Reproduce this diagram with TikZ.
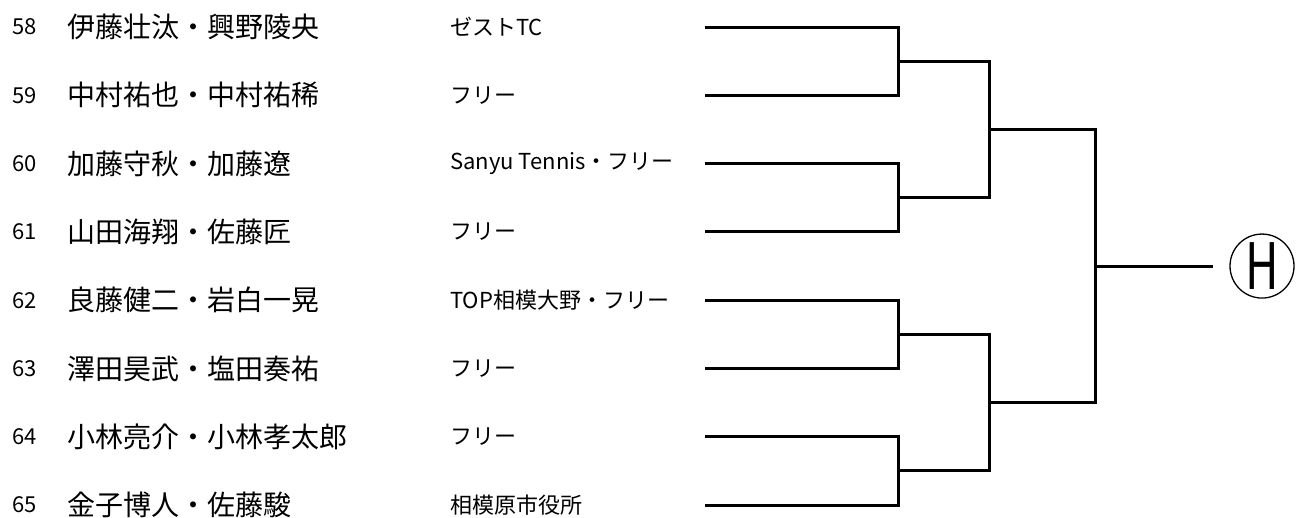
\documentclass[tikz,border=0pt]{standalone}
\usepackage{fontspec}
\setmainfont{Noto Sans CJK JP}
\newcommand{\rowgap}{68.3}
\newcommand{\toprow}{27}

\begin{document}
\begin{tikzpicture}[x=1pt,y=-1pt,
	entry/.style={anchor=west,inner sep=0pt},
	bracket/.style={line width=3pt}]

	\useasboundingbox (0,0) rectangle (1299,517);

	\foreach \k/\n/\p/\c in {1/58/伊藤壮汰・興野陵央/ゼストTC,2/59/中村祐也・中村祐稀/フリー,3/60/加藤守秋・加藤遼/Sanyu Tennis・フリー,4/61/山田海翔・佐藤匠/フリー,5/62/良藤健二・岩白一晃/TOP相模大野・フリー,6/63/澤田昊武・塩田奏祐/フリー,7/64/小林亮介・小林孝太郎/フリー,8/65/金子博人・佐藤駿/相模原市役所}
	{
		\pgfmathsetmacro{\y}{\toprow+(\k-1)*\rowgap}
		\node[entry,font=\fontsize{22}{26}\selectfont] (num\k) at (12,\y) {\n};
		\node[entry,font=\fontsize{28}{32}\selectfont] (name\k) at (67,\y) {\p};
		\node[entry,font=\fontsize{22}{26}\selectfont] (club\k) at (450,\y) {\c};
		\coordinate (a\k) at (705,\y);
	}

	\foreach \j in {1,...,4}
	{
		\pgfmathsetmacro{\y}{\toprow+(2*\j-1.5)*\rowgap}
		\coordinate (q\j) at (898,\y);
	}
	\foreach \j in {1,2}
	{
		\pgfmathsetmacro{\y}{\toprow+(4*\j-2.5)*\rowgap}
		\coordinate (s\j) at (989,\y);
	}
	\coordinate (t) at (1095,\toprow+3.5*\rowgap);

	\node[draw,circle,line width=1.3pt,minimum size=64pt,inner sep=0pt,font=\fontsize{64}{68}\selectfont] (champ) at (1262,\toprow+3.5*\rowgap) {\scalebox{0.72}[1]{H}};

	\foreach \j/\u/\v in {1/1/2,2/3/4,3/5/6,4/7/8}
		\draw[bracket] (a\u) -| (q\j) |- (a\v);
	\foreach \j/\u/\v in {1/1/2,2/3/4}
		\draw[bracket] (q\u) -| (s\j) |- (q\v);
	\draw[bracket] (s1) -| (t) |- (s2);
	\draw[bracket,shorten >=16pt] (t) -- (champ);

\end{tikzpicture}
\end{document}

______________________________

Set the data above down again exactly as given, with no pictures.

Reproduce this diagram with TikZ.
\documentclass[tikz,border=0pt]{standalone}
\usepackage{fontspec}
\setmainfont{Noto Sans CJK JP}
\newcommand{\rowgap}{68.3}
\newcommand{\toprow}{27}

\begin{document}
\begin{tikzpicture}[x=1pt,y=-1pt,
	entry/.style={anchor=west,inner sep=0pt},
	bracket/.style={line width=3pt}]

	\useasboundingbox (0,0) rectangle (1299,517);

	\foreach \k/\n/\p/\c in {1/58/伊藤壮汰・興野陵央/ゼストTC,2/59/中村祐也・中村祐稀/フリー,3/60/加藤守秋・加藤遼/Sanyu Tennis・フリー,4/61/山田海翔・佐藤匠/フリー,5/62/良藤健二・岩白一晃/TOP相模大野・フリー,6/63/澤田昊武・塩田奏祐/フリー,7/64/小林亮介・小林孝太郎/フリー,8/65/金子博人・佐藤駿/相模原市役所}
	{
		\pgfmathsetmacro{\y}{\toprow+(\k-1)*\rowgap}
		\node[entry,font=\fontsize{22}{26}\selectfont] (num\k) at (12,\y) {\n};
		\node[entry,font=\fontsize{28}{32}\selectfont] (name\k) at (67,\y) {\p};
		\node[entry,font=\fontsize{22}{26}\selectfont] (club\k) at (450,\y) {\c};
		\coordinate (a\k) at (705,\y);
	}

	\foreach \j in {1,...,4}
	{
		\pgfmathsetmacro{\y}{\toprow+(2*\j-1.5)*\rowgap}
		\coordinate (q\j) at (898,\y);
	}
	\foreach \j in {1,2}
	{
		\pgfmathsetmacro{\y}{\toprow+(4*\j-2.5)*\rowgap}
		\coordinate (s\j) at (989,\y);
	}
	\coordinate (t) at (1095,\toprow+3.5*\rowgap);

	\node[draw,circle,line width=1.3pt,minimum size=64pt,inner sep=0pt,font=\fontsize{64}{68}\selectfont] (champ) at (1262,\toprow+3.5*\rowgap) {\scalebox{0.72}[1]{H}};

	\foreach \j/\u/\v in {1/1/2,2/3/4,3/5/6,4/7/8}
		\draw[bracket] (a\u) -| (q\j) |- (a\v);
	\foreach \j/\u/\v in {1/1/2,2/3/4}
		\draw[bracket] (q\u) -| (s\j) |- (q\v);
	\draw[bracket] (s1) -| (t) |- (s2);
	\draw[bracket,shorten >=16pt] (t) -- (champ);

\end{tikzpicture}
\end{document}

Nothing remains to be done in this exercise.